Trump had a meltdown and yelled at aides backstage when he realised how empty his rally in Tulsa was, reports say

Win McNamee/Getty ImagesPresident Donald Trump at a campaign rally at the BOK Centre in Tulsa, Oklahoma, on Saturday.

President Donald Trump yelled at aides backstage at the BOK Centre in Tulsa, Oklahoma, when he realised how low the turnout was for his rally there on Saturday, The New York Times reported on Sunday.

About 6,200 people showed up to the 19,000-seat venue, despite the Trump campaign’s confident assertions that nearly 1 million people had expressed interest in the event.

A person familiar with the discussions told NBC News that the president was already frustrated that news coverage of the rally had been dominated by the revelation that six members of his campaign team tested positive for the coronavirus.

He was warned on Air Force One about the disappointing audience numbers but boiled over when he saw for himself how empty the venue looked, The Times reported, citing four people familiar with what happened.

The four people told the paper that the president yelled at aides when he saw the sparsely filled seats from backstage. NBC News reported that multiple people close to the White House described Trump as “furious.”

Advisers told The Times that Trump’s mood rallied as he gave the two-hour address on stage but that he appeared deflated afterward.

Citing officials with knowledge of the events, The Washington Post reported that Trump fumed on Air Force One on his way back to the White House and through the rest of the weekend.

Widely shared video footage showed the president arriving at the White House with a dejected expression, his red tie undone and a “Make America Great Again” cap in his hand.
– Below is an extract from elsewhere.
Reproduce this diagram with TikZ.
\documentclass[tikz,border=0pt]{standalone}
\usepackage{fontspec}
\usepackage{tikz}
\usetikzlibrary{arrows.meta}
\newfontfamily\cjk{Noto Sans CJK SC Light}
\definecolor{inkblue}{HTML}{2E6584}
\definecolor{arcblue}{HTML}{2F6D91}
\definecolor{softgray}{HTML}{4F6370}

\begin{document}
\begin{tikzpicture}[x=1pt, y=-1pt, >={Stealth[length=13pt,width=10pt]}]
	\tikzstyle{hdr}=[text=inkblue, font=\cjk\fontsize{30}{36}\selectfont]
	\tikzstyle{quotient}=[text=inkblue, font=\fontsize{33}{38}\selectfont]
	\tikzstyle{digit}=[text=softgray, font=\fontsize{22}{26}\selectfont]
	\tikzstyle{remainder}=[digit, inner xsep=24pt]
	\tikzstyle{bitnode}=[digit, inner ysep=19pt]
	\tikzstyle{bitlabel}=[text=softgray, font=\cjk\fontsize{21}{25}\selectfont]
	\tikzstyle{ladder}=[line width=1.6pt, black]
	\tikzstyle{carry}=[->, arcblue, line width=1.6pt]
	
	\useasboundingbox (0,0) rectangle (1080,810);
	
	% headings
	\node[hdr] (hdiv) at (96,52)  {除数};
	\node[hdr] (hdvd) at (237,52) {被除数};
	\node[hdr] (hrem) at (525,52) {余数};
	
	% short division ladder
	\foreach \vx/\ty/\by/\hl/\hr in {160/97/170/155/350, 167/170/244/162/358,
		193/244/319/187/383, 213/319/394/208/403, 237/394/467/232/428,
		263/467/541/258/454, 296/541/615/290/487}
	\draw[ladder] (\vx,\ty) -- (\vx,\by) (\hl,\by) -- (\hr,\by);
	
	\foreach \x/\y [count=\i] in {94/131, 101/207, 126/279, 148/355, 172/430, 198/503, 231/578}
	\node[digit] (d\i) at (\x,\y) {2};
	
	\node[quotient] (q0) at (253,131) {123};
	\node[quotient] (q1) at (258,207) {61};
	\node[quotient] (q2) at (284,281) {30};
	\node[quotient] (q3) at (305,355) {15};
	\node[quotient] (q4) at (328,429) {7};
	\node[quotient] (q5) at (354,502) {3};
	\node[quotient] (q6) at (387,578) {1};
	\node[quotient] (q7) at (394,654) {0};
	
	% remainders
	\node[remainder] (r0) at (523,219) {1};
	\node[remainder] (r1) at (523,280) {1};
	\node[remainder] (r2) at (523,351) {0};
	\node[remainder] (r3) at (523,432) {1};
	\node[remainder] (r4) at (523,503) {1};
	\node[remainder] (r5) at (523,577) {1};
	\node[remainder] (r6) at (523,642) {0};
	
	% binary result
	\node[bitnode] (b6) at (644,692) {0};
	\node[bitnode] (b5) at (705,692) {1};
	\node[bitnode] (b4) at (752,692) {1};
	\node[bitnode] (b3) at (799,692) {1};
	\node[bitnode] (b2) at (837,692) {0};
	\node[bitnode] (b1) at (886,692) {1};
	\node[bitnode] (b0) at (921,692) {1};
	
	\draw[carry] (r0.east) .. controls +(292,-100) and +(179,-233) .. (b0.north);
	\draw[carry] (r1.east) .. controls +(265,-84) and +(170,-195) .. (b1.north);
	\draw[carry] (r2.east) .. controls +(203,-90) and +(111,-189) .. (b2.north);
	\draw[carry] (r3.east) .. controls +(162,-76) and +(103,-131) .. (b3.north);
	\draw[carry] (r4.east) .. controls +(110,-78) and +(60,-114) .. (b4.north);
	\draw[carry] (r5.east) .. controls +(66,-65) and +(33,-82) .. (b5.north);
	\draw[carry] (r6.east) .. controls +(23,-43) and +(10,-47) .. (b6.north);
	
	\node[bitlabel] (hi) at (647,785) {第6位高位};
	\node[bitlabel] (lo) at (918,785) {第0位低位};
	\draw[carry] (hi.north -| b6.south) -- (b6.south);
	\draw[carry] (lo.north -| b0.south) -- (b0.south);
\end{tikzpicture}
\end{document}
Numerous reasons have been given for the low turnout. Expectations may have been inflated by TikTok users and K-pop fans who registered for the event in large numbers with no intention of attending.

There were few reports of protests. The Post said that one point a group of protesters blocked an entrance to the venue for about 15 minutes, though most people had already entered.

Brad Parscale, the Trump campaign manager, released a statement blasting “leftists and online trolls” and saying that “phony ticket requests never factor into our thinking.”

He instead blamed the low turnout on “a week’s worth of the fake news media warning people away from the rally because of COVID and protestors.”

Campaign advisers have since emphasised the event’s online reach, according to The Hill. Tim Murtaugh, the communications director for the campaign, said the rally attracted more than 4 million viewers.

The White House did not immediately respond to Business Insider’s request for comment.